Omit all images. Transcribe the rest of the material below exactly.
• • • •
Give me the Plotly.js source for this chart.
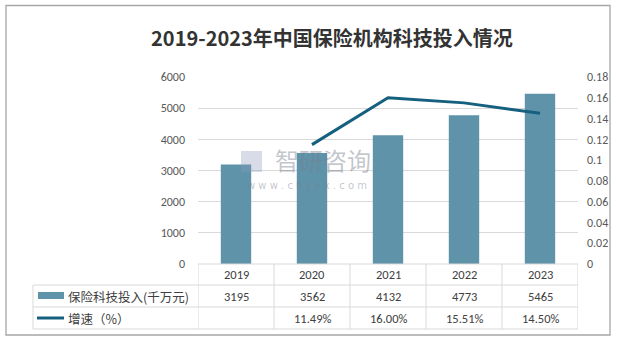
<!DOCTYPE html>
<html>
<head>
<meta charset="utf-8">
<script src="https://cdn.plot.ly/plotly-3.0.1.min.js"></script>
<style>html,body{margin:0;padding:0;background:#fff;}#chart{width:617px;height:340px;}</style>
</head>
<body>
<div id="chart"></div>
<script>
var years = ['2019', '2020', '2021', '2022', '2023'];
var investment = [3195, 3562, 4132, 4773, 5465];
var growth = [null, 0.1149, 0.16, 0.1551, 0.145];
var growthLabels = ['', '11.49%', '16.00%', '15.51%', '14.50%'];
var seriesNames = ['保险科技投入(千万元)', '增速（%）'];
var titleText = '2019-2023年中国保险机构科技投入情况';

var W = 617, H = 340;
var L = 198, R = 39, T = 77, B = 76;
var PW = W - L - R, PH = H - T - B;
function px(x) { return (x - L) / PW; }
function py(y) { return (H - B - y) / PH; }

var barColor = '#5f93a9';
var lineColor = '#16607f';
var gridColor = '#d9d9d9';
var textColor = '#404040';
var font = 'Calibri, Carlito, "Noto Sans CJK SC", "Liberation Sans", sans-serif';

var traces = [
  {type: 'bar', x: years, y: investment, marker: {color: barColor}, name: seriesNames[0], hoverinfo: 'none'},
  {type: 'scatter', mode: 'lines', x: years, y: growth, yaxis: 'y2', line: {color: lineColor, width: 3}, name: seriesNames[1], connectgaps: false, hoverinfo: 'none'}
];

var shapes = [];
var annotations = [];
// outer frame
shapes.push({type: 'rect', xref: 'paper', yref: 'paper', x0: px(6), x1: px(610), y0: py(335), y1: py(5.5), line: {color: '#a6a6a6', width: 1.3}});
// table lines
var rowY = [264, 285, 307, 329];
shapes.push({type: 'line', xref: 'paper', yref: 'paper', x0: px(198), x1: px(578), y0: py(264), y1: py(264), line: {color: gridColor, width: 1}});
for (var r = 1; r < rowY.length; r++) {
  shapes.push({type: 'line', xref: 'paper', yref: 'paper', x0: px(33), x1: px(578), y0: py(rowY[r]), y1: py(rowY[r]), line: {color: gridColor, width: 1}});
}
shapes.push({type: 'line', xref: 'paper', yref: 'paper', x0: px(33), x1: px(33), y0: py(285), y1: py(329), line: {color: gridColor, width: 1}});
for (var i = 0; i <= years.length; i++) {
  var xb = i - 0.5;
  shapes.push({type: 'line', xref: 'x', yref: 'paper', x0: xb, x1: xb, y0: py(264), y1: py(329), line: {color: gridColor, width: 1}});
}
// legend keys
shapes.push({type: 'rect', xref: 'paper', yref: 'paper', x0: px(38), x1: px(64), y0: py(299), y1: py(292), fillcolor: barColor, line: {width: 0}});
shapes.push({type: 'line', xref: 'paper', yref: 'paper', x0: px(37), x1: px(64), y0: py(318), y1: py(318), line: {color: lineColor, width: 3}});

annotations.push({xref: 'paper', yref: 'paper', x: px(66), y: py(296), text: seriesNames[0], showarrow: false, xanchor: 'left', yanchor: 'middle', font: {family: '"Noto Sans CJK SC", sans-serif', size: 12.5, color: textColor}});
annotations.push({xref: 'paper', yref: 'paper', x: px(66), y: py(318), text: seriesNames[1], showarrow: false, xanchor: 'left', yanchor: 'middle', font: {family: '"Noto Sans CJK SC", sans-serif', size: 12.5, color: textColor}});

for (var k = 0; k < years.length; k++) {
  annotations.push({xref: 'x', yref: 'paper', x: k, y: py(274.5), text: years[k], showarrow: false, xanchor: 'center', yanchor: 'middle', font: {family: font, size: 12.5, color: textColor}});
  annotations.push({xref: 'x', yref: 'paper', x: k, y: py(296), text: String(investment[k]), showarrow: false, xanchor: 'center', yanchor: 'middle', font: {family: font, size: 12.5, color: textColor}});
  if (growthLabels[k]) annotations.push({xref: 'x', yref: 'paper', x: k, y: py(318), text: growthLabels[k], showarrow: false, xanchor: 'center', yanchor: 'middle', font: {family: font, size: 12.5, color: textColor}});
}
// watermark
annotations.push({xref: 'paper', yref: 'paper', x: px(323), y: py(159), text: '智研咨询', showarrow: false, xanchor: 'center', yanchor: 'middle', font: {family: '"Noto Sans CJK SC", sans-serif', size: 24, color: 'rgba(120,125,140,0.45)'}});
annotations.push({xref: 'paper', yref: 'paper', x: px(307), y: py(185), text: 'w w w . c h y x x . c o m', showarrow: false, xanchor: 'center', yanchor: 'middle', font: {family: '"DejaVu Sans", sans-serif', size: 10, color: 'rgba(120,125,140,0.45)'}});
shapes.push({type: 'rect', xref: 'paper', yref: 'paper', x0: px(241), x1: px(262), y0: py(172), y1: py(151), fillcolor: 'rgba(140,155,190,0.35)', line: {width: 0}});

var layout = {
  width: W, height: H,
  margin: {l: L, r: R, t: T, b: B, pad: 0},
  paper_bgcolor: '#ffffff', plot_bgcolor: '#ffffff',
  showlegend: false,
  bargap: 0.6,
  title: {text: '<b>' + titleText + '</b>', x: 0.538, xanchor: 'center', y: 0.885, yanchor: 'middle', font: {family: '"Noto Sans CJK SC", sans-serif', size: 20, color: '#333333'}},
  xaxis: {type: 'category', range: [-0.5, 4.5], showticklabels: false, showgrid: false, zeroline: false, showline: false, ticks: ''},
  yaxis: {range: [0, 6000], dtick: 1000, tickmode: 'linear', showgrid: true, gridcolor: gridColor, gridwidth: 1, zeroline: false, showline: false, ticks: '', ticklabelstandoff: 12, tickfont: {family: font, size: 12, color: '#595959'}},
  yaxis2: {overlaying: 'y', side: 'right', range: [0, 0.18], dtick: 0.02, tickmode: 'linear', showgrid: false, zeroline: false, showline: false, ticks: '', ticklabelstandoff: 8, tickfont: {family: font, size: 12, color: '#595959'}},
  shapes: shapes,
  annotations: annotations
};

Plotly.newPlot('chart', traces, layout, {staticPlot: true, displayModeBar: false});
</script>
</body>
</html>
• • • •
• OUTPUT OF THE EXERCISE:
Give me the Plotly.js source for this chart.
<!DOCTYPE html>
<html>
<head>
<meta charset="utf-8">
<script src="https://cdn.plot.ly/plotly-3.0.1.min.js"></script>
<style>html,body{margin:0;padding:0;background:#fff;}#chart{width:617px;height:340px;}</style>
</head>
<body>
<div id="chart"></div>
<script>
var years = ['2019', '2020', '2021', '2022', '2023'];
var investment = [3195, 3562, 4132, 4773, 5465];
var growth = [null, 0.1149, 0.16, 0.1551, 0.145];
var growthLabels = ['', '11.49%', '16.00%', '15.51%', '14.50%'];
var seriesNames = ['保险科技投入(千万元)', '增速（%）'];
var titleText = '2019-2023年中国保险机构科技投入情况';

var W = 617, H = 340;
var L = 198, R = 39, T = 77, B = 76;
var PW = W - L - R, PH = H - T - B;
function px(x) { return (x - L) / PW; }
function py(y) { return (H - B - y) / PH; }

var barColor = '#5f93a9';
var lineColor = '#16607f';
var gridColor = '#d9d9d9';
var textColor = '#404040';
var font = 'Calibri, Carlito, "Noto Sans CJK SC", "Liberation Sans", sans-serif';

var traces = [
  {type: 'bar', x: years, y: investment, marker: {color: barColor}, name: seriesNames[0], hoverinfo: 'none'},
  {type: 'scatter', mode: 'lines', x: years, y: growth, yaxis: 'y2', line: {color: lineColor, width: 3}, name: seriesNames[1], connectgaps: false, hoverinfo: 'none'}
];

var shapes = [];
var annotations = [];
// outer frame
shapes.push({type: 'rect', xref: 'paper', yref: 'paper', x0: px(6), x1: px(610), y0: py(335), y1: py(5.5), line: {color: '#a6a6a6', width: 1.3}});
// table lines
var rowY = [264, 285, 307, 329];
shapes.push({type: 'line', xref: 'paper', yref: 'paper', x0: px(198), x1: px(578), y0: py(264), y1: py(264), line: {color: gridColor, width: 1}});
for (var r = 1; r < rowY.length; r++) {
  shapes.push({type: 'line', xref: 'paper', yref: 'paper', x0: px(33), x1: px(578), y0: py(rowY[r]), y1: py(rowY[r]), line: {color: gridColor, width: 1}});
}
shapes.push({type: 'line', xref: 'paper', yref: 'paper', x0: px(33), x1: px(33), y0: py(285), y1: py(329), line: {color: gridColor, width: 1}});
for (var i = 0; i <= years.length; i++) {
  var xb = i - 0.5;
  shapes.push({type: 'line', xref: 'x', yref: 'paper', x0: xb, x1: xb, y0: py(264), y1: py(329), line: {color: gridColor, width: 1}});
}
// legend keys
shapes.push({type: 'rect', xref: 'paper', yref: 'paper', x0: px(38), x1: px(64), y0: py(299), y1: py(292), fillcolor: barColor, line: {width: 0}});
shapes.push({type: 'line', xref: 'paper', yref: 'paper', x0: px(37), x1: px(64), y0: py(318), y1: py(318), line: {color: lineColor, width: 3}});

annotations.push({xref: 'paper', yref: 'paper', x: px(66), y: py(296), text: seriesNames[0], showarrow: false, xanchor: 'left', yanchor: 'middle', font: {family: '"Noto Sans CJK SC", sans-serif', size: 12.5, color: textColor}});
annotations.push({xref: 'paper', yref: 'paper', x: px(66), y: py(318), text: seriesNames[1], showarrow: false, xanchor: 'left', yanchor: 'middle', font: {family: '"Noto Sans CJK SC", sans-serif', size: 12.5, color: textColor}});

for (var k = 0; k < years.length; k++) {
  annotations.push({xref: 'x', yref: 'paper', x: k, y: py(274.5), text: years[k], showarrow: false, xanchor: 'center', yanchor: 'middle', font: {family: font, size: 12.5, color: textColor}});
  annotations.push({xref: 'x', yref: 'paper', x: k, y: py(296), text: String(investment[k]), showarrow: false, xanchor: 'center', yanchor: 'middle', font: {family: font, size: 12.5, color: textColor}});
  if (growthLabels[k]) annotations.push({xref: 'x', yref: 'paper', x: k, y: py(318), text: growthLabels[k], showarrow: false, xanchor: 'center', yanchor: 'middle', font: {family: font, size: 12.5, color: textColor}});
}
// watermark
annotations.push({xref: 'paper', yref: 'paper', x: px(323), y: py(159), text: '智研咨询', showarrow: false, xanchor: 'center', yanchor: 'middle', font: {family: '"Noto Sans CJK SC", sans-serif', size: 24, color: 'rgba(120,125,140,0.45)'}});
annotations.push({xref: 'paper', yref: 'paper', x: px(307), y: py(185), text: 'w w w . c h y x x . c o m', showarrow: false, xanchor: 'center', yanchor: 'middle', font: {family: '"DejaVu Sans", sans-serif', size: 10, color: 'rgba(120,125,140,0.45)'}});
shapes.push({type: 'rect', xref: 'paper', yref: 'paper', x0: px(241), x1: px(262), y0: py(172), y1: py(151), fillcolor: 'rgba(140,155,190,0.35)', line: {width: 0}});

var layout = {
  width: W, height: H,
  margin: {l: L, r: R, t: T, b: B, pad: 0},
  paper_bgcolor: '#ffffff', plot_bgcolor: '#ffffff',
  showlegend: false,
  bargap: 0.6,
  title: {text: '<b>' + titleText + '</b>', x: 0.538, xanchor: 'center', y: 0.885, yanchor: 'middle', font: {family: '"Noto Sans CJK SC", sans-serif', size: 20, color: '#333333'}},
  xaxis: {type: 'category', range: [-0.5, 4.5], showticklabels: false, showgrid: false, zeroline: false, showline: false, ticks: ''},
  yaxis: {range: [0, 6000], dtick: 1000, tickmode: 'linear', showgrid: true, gridcolor: gridColor, gridwidth: 1, zeroline: false, showline: false, ticks: '', ticklabelstandoff: 12, tickfont: {family: font, size: 12, color: '#595959'}},
  yaxis2: {overlaying: 'y', side: 'right', range: [0, 0.18], dtick: 0.02, tickmode: 'linear', showgrid: false, zeroline: false, showline: false, ticks: '', ticklabelstandoff: 8, tickfont: {family: font, size: 12, color: '#595959'}},
  shapes: shapes,
  annotations: annotations
};

Plotly.newPlot('chart', traces, layout, {staticPlot: true, displayModeBar: false});
</script>
</body>
</html>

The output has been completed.